Wednesday, January 1, 2020

Method and Comprehension

In Improvement of the Understanding, Spinoza characterizes an Idea as a "tool", and likens the propensity of Mind to construct more complex Ideas from simpler ones to the construction of more complex tools from simpler ones.  But the passage is no mere observation of a propensity of Mind--it proposes a Method.

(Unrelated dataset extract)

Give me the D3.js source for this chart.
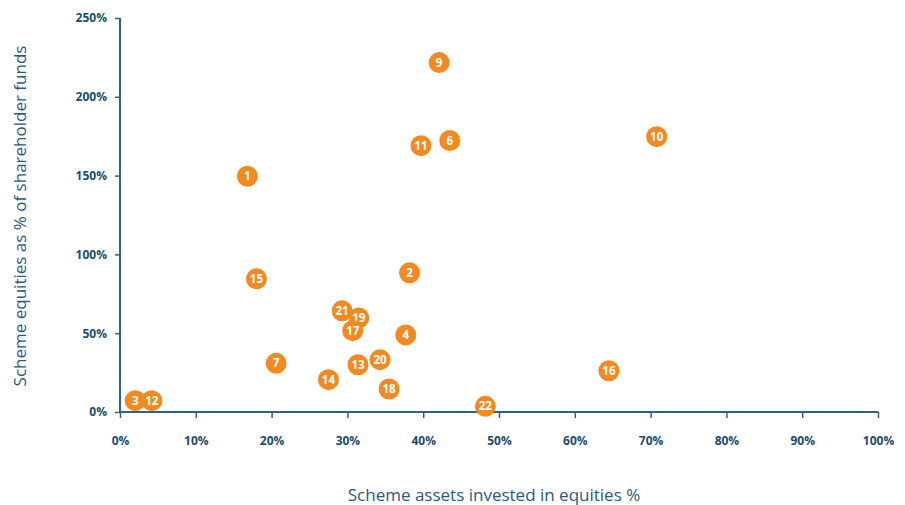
<!DOCTYPE html>
<html><head><meta charset="utf-8">
<script src="https://cdn.jsdelivr.net/npm/d3@7/dist/d3.min.js"></script>
<style>body{margin:0;background:#fff;} svg{display:block;font-family:"Open Sans","Noto Sans",sans-serif;}</style>
</head><body>
<svg id="c" width="905" height="505"></svg>
<script>
const ids = ["1","2","3","4","6","7","9","10","11","12","20","13","14","15","16","19","17","18","21","22"];
const xVals = [16.8,38.2,2.0,37.7,43.5,20.6,42.1,70.8,39.7,4.2,34.3,31.4,27.5,18.0,64.5,31.5,30.7,35.5,29.3,48.2];
const yVals = [149.6,88.3,7.2,48.9,172.3,30.9,221.7,174.7,169.0,7.2,33.2,30.0,20.5,84.5,26.2,59.7,51.6,14.6,64.2,3.6];
const xTicks = [0,10,20,30,40,50,60,70,80,90,100];
const yTicks = [0,50,100,150,200,250];
const xTitle = "Scheme assets invested in equities %";
const yTitle = "Scheme equities as % of shareholder funds";

const svg = d3.select("#c");
const axisCol = "#2f6384", textCol = "#1d4b6b";
const x = d3.scaleLinear().domain([0,100]).range([120,878]);
const y = d3.scaleLinear().domain([0,250]).range([412,18]);

const gx = svg.append("g").attr("transform","translate(0,412)")
  .call(d3.axisBottom(x).tickValues(xTicks).tickFormat(d=>d+"%").tickSizeOuter(0).tickSizeInner(6).tickPadding(18));
const gy = svg.append("g").attr("transform","translate(120,0)")
  .call(d3.axisLeft(y).tickValues(yTicks).tickFormat(d=>d+"%").tickSizeOuter(0).tickSizeInner(5).tickPadding(8));
[gx,gy].forEach(g=>{
  g.select(".domain").attr("stroke",axisCol).attr("stroke-width",2);
  g.selectAll(".tick line").attr("stroke",axisCol).attr("stroke-width",1.5);
  g.selectAll(".tick text").attr("fill",textCol).attr("font-size",12).attr("font-weight",700)
   .attr("font-family","'Open Sans','Noto Sans',sans-serif");
});
gx.select(".domain").attr("d","M120,0H878");
gy.select(".domain").attr("d","M0,412V18");

svg.append("text").attr("x",494).attr("y",501).attr("text-anchor","middle")
  .attr("fill","#2a5a7c").attr("font-size",17).text(xTitle);
svg.append("text").attr("transform","translate(26,216) rotate(-90)").attr("text-anchor","middle")
  .attr("fill","#2a5a7c").attr("font-size",17).text(yTitle);

const data = ids.map((id,i)=>({id,x:xVals[i],y:yVals[i]}));
const pts = svg.append("g").selectAll("g").data(data).join("g")
  .attr("transform",d=>`translate(${x(d.x)},${y(d.y)})`);
pts.append("circle").attr("r",10.5).attr("fill","#f28a22");
pts.append("text").attr("text-anchor","middle").attr("dy","0.36em")
  .attr("fill","#fff").attr("font-size",11.5).attr("font-weight",700).text(d=>d.id);
</script>
</body></html>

The work, probably inspired by Descartes, is Spinoza's Discourse on Method, in preparation for the Ethics, and its "Geometric" Method.  Like Descartes, Spinoza does not examine the concept of Method per se, thereby leaving it ungrounded, i. e. the Idea of the Method of constructing more complex Ideas out of simpler ones is not one of those Ideas.  Likewise, therefore, insofar as the Ethics consists in the execution of a Method, the Method is independent of all its constituent Ideas, including God/Nature/Substance, the Intuition of God/Nature/Substance, and the principle of the endeavor to persist in being.  Now, the Idea of the construction of more complex Ideas out of simpler ones comprehends the entire sequence of such constructions.  Hence, that Idea is a product of Comprehension.  Thus, likewise, the Idea of the Ethics as a whole is one of Comprehension.  But then Comprehension spans the three types of Knowledge that are developed within the work--Opinion, Reason, and Intuition.  Thus, implicitly expressed by the Ethics is a fourth kind of Knowledge--Comprehension, which spans not only the Ideas of the other three, but Ideas of the relations between them, as well.  Now, since that Idea includes that of Opinion, and Opinion, as inadequate, is not in divine Thought, the object of Comprehension cannot be God/Nature/Substance, so must be of a whole that exceeds that Idea.